Simulation of fate and transport mechanisms in the porous systems from contaminant transport models are affected by uncertainty associated with input model parameters. Sensitivity analysis (SA) provides tools to quantify the sources of uncertainty to the variations in the model output metrics. To quantify the uncertainty associated with physical non-equilibrium contaminant transport model, global SA was conducted for the problem mimicking reactive transport in the saturated soil column conditions. Five global SA methods, namely Morris, RSA (Regionalized Sensitivity Analysis), Sobol, FAST (Fourier Amplitude Sensitivity Test), and PAWN, were tested based on the temporal moments of contaminant concentrations for two output metrics: zeroth temporal moment (ZTM) and mean residence time (MRT). The ranking order of ten input model parameters from global SA methods for two output metrics was compared. Morris SA implied that the ZTM at outlet of the soil column is highly sensitive to sorption distribution coefficient in the mobile and immobile regions and less sensitive to dispersion coefficient and degradation rate constant in the immobile region. The mass-transfer coefficient showed highest non-linear interactions with other flow and transport parameters based on the highest value of standard deviation of elementary effects (EEs) for ZTM output metric.
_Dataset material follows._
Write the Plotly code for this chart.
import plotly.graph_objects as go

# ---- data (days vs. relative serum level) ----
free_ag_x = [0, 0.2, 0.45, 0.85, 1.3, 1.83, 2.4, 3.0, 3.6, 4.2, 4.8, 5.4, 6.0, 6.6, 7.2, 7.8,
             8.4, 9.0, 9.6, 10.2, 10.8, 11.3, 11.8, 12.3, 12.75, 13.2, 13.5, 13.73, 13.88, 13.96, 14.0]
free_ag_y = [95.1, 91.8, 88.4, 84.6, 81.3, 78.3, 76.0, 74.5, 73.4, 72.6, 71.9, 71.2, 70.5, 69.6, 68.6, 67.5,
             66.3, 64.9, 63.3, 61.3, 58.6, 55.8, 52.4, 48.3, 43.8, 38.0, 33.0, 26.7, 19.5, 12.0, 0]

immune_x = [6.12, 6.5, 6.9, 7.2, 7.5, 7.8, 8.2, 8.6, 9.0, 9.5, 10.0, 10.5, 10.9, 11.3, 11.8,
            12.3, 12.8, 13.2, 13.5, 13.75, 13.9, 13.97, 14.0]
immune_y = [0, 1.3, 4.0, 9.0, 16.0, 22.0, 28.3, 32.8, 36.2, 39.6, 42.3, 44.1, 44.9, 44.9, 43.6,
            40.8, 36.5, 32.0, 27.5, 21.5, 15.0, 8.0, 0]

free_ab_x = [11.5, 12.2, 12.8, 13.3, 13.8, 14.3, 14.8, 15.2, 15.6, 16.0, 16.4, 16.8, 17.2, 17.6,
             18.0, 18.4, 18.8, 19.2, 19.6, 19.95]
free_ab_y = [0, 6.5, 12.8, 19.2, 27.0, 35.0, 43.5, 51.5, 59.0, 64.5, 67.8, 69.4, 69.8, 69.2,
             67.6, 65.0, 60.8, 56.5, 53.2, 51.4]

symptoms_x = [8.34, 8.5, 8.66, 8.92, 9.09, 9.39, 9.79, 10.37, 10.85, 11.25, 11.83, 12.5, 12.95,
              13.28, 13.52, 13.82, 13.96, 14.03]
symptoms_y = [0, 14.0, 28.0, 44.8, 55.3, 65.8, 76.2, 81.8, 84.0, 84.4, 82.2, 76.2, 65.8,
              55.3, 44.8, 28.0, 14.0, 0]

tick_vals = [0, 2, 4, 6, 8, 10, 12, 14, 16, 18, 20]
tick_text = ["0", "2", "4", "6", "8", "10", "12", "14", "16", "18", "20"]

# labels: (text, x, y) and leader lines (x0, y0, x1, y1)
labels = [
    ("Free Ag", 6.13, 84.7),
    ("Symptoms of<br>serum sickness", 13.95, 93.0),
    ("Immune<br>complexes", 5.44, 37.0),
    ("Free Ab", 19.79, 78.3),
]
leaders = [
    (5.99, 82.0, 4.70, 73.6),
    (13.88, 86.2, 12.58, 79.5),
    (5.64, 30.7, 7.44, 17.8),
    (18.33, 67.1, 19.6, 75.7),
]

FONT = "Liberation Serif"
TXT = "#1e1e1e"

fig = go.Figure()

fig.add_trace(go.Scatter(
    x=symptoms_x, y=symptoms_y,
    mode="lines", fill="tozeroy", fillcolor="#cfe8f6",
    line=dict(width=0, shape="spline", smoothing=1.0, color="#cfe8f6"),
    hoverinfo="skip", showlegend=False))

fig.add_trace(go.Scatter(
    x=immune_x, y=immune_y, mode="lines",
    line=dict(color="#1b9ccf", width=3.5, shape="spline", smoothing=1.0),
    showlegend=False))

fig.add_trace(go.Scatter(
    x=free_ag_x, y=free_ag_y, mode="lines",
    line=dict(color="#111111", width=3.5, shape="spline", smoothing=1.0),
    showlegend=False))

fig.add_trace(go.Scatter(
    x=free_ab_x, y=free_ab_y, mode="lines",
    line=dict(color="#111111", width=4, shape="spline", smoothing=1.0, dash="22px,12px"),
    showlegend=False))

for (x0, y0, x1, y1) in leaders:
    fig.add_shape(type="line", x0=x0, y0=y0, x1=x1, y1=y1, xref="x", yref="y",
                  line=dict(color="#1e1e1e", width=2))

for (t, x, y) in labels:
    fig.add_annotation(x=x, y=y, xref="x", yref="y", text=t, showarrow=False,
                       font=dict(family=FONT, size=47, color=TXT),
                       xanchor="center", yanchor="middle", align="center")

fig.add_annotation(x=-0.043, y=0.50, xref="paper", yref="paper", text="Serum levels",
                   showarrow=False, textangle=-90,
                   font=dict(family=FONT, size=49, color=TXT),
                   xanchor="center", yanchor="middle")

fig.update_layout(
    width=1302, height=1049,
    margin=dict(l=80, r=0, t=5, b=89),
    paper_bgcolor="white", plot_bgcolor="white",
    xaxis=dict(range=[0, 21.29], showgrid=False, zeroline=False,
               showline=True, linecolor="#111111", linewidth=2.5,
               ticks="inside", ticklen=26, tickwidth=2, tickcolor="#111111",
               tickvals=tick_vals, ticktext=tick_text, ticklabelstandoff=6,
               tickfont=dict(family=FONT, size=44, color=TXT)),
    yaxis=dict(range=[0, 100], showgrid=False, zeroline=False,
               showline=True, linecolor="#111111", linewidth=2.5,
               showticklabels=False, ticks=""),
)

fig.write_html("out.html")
The sorption distribution coefficient in the mobile region and mass-transfer coefficient showed highest sensitivity and non-linear effect toward MRT based on the Morris method. The comparison of global SA methods revealed that the top two sensitive parameters affecting ZTM and MRT were the same from all the considered methods. However, large difference in the ranking order of bottom three sensitive parameters was observed. The sorption distribution coefficient of mobile region and mass-transfer coefficient were observed as the most sensitive parameters affecting ZTM and MRT based on the comparison of all five global SA methods. Overall results suggest that the non-linear contaminant transport model should be examined based on multiple sensitivity output metrics via a multi-model approach. The multi-model global SA approach implemented in this study highlighted its significance in quantifying the interplay of non-linear model parameters.